• **SET PROBLEM**
Retype every line from the top of the entries down to the one with "import * as echarts from 'echarts';", both included, and skip the pictures.

• **Excerpt from a dataset**
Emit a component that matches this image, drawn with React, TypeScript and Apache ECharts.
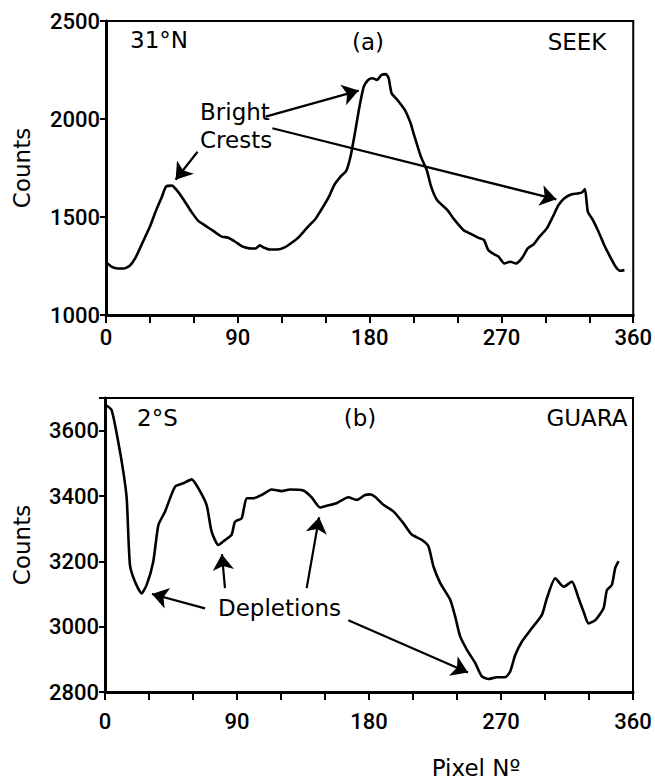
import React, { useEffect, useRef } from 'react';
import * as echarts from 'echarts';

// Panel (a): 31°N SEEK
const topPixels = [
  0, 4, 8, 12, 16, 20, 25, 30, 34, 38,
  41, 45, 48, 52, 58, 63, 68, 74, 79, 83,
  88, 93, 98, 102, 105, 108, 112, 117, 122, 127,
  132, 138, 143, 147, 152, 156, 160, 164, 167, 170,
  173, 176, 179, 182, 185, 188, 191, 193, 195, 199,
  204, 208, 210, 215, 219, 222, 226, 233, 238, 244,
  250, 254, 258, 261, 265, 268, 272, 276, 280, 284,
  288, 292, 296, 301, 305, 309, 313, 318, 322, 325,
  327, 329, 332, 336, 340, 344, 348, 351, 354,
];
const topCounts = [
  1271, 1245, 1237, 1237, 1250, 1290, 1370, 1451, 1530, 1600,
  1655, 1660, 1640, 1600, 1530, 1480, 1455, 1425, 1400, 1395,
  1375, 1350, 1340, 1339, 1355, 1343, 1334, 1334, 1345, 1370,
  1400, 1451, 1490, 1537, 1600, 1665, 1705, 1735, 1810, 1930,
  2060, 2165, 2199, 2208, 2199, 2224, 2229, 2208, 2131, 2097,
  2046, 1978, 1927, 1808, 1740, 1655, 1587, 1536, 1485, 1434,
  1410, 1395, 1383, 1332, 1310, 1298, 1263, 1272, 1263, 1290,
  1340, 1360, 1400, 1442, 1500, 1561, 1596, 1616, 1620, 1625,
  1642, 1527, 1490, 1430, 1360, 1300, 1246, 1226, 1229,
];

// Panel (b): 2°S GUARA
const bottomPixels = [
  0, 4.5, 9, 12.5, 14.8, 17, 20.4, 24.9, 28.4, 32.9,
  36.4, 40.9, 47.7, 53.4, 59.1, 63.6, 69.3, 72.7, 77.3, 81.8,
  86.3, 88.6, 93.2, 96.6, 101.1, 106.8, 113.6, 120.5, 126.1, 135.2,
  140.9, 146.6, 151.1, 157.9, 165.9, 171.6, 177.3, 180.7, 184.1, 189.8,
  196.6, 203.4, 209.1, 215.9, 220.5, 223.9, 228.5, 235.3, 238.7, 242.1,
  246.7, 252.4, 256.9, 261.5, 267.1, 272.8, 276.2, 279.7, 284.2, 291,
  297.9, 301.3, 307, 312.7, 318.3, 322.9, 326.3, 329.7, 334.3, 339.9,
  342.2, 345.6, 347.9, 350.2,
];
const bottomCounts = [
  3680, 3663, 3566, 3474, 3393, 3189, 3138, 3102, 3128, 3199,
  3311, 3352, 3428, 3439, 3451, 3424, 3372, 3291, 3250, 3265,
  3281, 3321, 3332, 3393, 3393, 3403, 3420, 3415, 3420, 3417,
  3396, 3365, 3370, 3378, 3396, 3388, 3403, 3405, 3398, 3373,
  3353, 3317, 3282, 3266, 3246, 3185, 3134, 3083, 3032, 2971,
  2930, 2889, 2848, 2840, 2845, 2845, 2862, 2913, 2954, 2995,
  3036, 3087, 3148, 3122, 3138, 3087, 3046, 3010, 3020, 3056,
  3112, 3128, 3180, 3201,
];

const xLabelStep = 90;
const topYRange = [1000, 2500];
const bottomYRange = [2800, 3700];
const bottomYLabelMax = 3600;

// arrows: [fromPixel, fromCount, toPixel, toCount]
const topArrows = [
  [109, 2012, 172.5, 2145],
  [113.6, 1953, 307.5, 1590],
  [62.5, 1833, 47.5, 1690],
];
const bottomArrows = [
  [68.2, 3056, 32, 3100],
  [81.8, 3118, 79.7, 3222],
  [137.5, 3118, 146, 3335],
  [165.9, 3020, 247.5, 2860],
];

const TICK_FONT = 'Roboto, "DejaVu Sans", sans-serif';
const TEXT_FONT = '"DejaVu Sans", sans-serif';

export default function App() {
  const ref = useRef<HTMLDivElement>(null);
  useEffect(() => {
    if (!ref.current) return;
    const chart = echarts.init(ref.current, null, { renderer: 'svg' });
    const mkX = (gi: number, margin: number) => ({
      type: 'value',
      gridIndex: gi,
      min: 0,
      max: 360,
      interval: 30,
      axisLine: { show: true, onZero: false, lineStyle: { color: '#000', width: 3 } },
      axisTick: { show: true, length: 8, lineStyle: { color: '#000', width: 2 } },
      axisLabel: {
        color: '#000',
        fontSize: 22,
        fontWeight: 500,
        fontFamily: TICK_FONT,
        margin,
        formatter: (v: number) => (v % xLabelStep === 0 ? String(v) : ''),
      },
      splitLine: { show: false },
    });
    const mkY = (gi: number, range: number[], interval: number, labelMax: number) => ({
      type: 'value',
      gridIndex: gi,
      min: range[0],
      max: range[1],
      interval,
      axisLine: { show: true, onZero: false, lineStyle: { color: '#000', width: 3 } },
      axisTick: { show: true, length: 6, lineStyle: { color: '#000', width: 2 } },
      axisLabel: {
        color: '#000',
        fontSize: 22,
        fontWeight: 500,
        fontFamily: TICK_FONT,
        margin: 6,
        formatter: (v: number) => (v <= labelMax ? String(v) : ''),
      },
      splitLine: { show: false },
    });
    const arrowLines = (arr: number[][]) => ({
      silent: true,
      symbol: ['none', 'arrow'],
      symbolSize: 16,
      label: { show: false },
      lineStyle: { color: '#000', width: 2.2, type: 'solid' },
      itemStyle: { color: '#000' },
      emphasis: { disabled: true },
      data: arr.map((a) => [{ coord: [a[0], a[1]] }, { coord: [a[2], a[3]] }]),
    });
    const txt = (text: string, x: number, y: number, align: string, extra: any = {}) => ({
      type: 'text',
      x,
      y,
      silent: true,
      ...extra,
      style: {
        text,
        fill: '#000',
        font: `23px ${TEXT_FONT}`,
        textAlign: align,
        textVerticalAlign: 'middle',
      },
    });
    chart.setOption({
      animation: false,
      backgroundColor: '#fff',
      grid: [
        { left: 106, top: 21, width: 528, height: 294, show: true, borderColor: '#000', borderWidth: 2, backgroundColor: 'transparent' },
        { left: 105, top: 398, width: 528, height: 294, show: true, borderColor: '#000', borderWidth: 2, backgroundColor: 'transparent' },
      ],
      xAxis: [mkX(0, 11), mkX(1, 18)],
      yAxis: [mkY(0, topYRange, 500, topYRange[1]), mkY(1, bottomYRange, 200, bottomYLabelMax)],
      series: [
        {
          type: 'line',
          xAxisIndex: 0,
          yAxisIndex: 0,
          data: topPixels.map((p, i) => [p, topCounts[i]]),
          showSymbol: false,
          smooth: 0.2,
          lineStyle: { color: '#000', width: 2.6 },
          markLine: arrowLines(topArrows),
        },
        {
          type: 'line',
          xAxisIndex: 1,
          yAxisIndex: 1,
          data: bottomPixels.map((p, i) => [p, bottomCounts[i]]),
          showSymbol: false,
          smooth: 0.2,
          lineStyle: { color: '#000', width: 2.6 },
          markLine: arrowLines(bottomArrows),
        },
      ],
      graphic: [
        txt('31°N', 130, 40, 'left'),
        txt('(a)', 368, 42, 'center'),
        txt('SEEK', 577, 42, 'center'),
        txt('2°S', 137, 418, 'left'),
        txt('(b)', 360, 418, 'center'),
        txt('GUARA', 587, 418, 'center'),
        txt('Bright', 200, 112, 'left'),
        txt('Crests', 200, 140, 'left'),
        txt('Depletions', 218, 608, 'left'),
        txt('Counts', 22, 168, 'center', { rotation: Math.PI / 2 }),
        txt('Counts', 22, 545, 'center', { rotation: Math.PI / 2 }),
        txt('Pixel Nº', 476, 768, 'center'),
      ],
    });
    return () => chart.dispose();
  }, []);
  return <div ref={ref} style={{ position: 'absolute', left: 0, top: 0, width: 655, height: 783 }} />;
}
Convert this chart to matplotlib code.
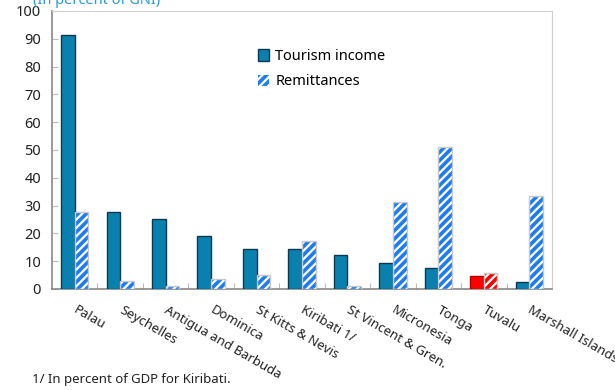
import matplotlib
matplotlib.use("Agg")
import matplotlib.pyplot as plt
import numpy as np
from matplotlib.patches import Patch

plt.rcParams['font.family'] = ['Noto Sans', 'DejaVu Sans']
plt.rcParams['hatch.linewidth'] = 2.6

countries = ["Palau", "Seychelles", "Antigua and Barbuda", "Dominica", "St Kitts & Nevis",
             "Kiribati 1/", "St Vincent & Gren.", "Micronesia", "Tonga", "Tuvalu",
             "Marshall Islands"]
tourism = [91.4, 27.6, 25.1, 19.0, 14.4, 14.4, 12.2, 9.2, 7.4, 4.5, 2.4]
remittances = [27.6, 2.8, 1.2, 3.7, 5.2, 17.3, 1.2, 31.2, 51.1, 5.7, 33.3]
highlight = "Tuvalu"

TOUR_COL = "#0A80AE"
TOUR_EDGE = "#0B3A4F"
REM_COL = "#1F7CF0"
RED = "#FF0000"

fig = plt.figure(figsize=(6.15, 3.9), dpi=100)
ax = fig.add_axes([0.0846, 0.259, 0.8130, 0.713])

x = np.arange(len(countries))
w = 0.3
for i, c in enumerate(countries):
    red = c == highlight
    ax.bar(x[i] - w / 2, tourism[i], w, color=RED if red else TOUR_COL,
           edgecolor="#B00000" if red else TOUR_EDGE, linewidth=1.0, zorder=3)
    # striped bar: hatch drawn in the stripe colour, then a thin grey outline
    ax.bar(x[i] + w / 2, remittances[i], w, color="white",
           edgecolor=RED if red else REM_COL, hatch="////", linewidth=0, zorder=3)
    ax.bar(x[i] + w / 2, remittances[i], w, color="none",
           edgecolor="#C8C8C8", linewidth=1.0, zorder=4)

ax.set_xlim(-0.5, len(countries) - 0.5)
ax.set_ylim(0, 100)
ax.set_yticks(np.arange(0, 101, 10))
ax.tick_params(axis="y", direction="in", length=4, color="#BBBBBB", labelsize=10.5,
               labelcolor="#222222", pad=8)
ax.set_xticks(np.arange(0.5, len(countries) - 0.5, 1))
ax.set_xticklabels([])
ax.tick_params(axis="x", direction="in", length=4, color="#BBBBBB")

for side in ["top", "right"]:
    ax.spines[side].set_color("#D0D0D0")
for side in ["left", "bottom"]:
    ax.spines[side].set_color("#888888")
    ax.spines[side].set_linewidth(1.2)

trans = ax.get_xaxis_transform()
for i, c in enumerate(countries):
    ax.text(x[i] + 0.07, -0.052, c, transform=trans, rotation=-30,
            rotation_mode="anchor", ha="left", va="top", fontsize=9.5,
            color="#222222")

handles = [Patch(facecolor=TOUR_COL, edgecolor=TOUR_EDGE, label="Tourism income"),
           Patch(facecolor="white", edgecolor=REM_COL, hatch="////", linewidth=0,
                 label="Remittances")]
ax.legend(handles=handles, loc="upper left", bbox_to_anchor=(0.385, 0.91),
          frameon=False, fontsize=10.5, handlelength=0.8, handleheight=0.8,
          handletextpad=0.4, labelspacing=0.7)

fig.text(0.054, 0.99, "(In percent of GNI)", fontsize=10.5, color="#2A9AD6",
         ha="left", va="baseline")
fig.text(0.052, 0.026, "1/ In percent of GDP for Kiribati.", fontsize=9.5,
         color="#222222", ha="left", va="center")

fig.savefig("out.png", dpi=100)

• **SOLUTION TO THIS EXERCISE**
Emit a component that matches this image, drawn with React, TypeScript and Apache ECharts.
import React, { useEffect, useRef } from 'react';
import * as echarts from 'echarts';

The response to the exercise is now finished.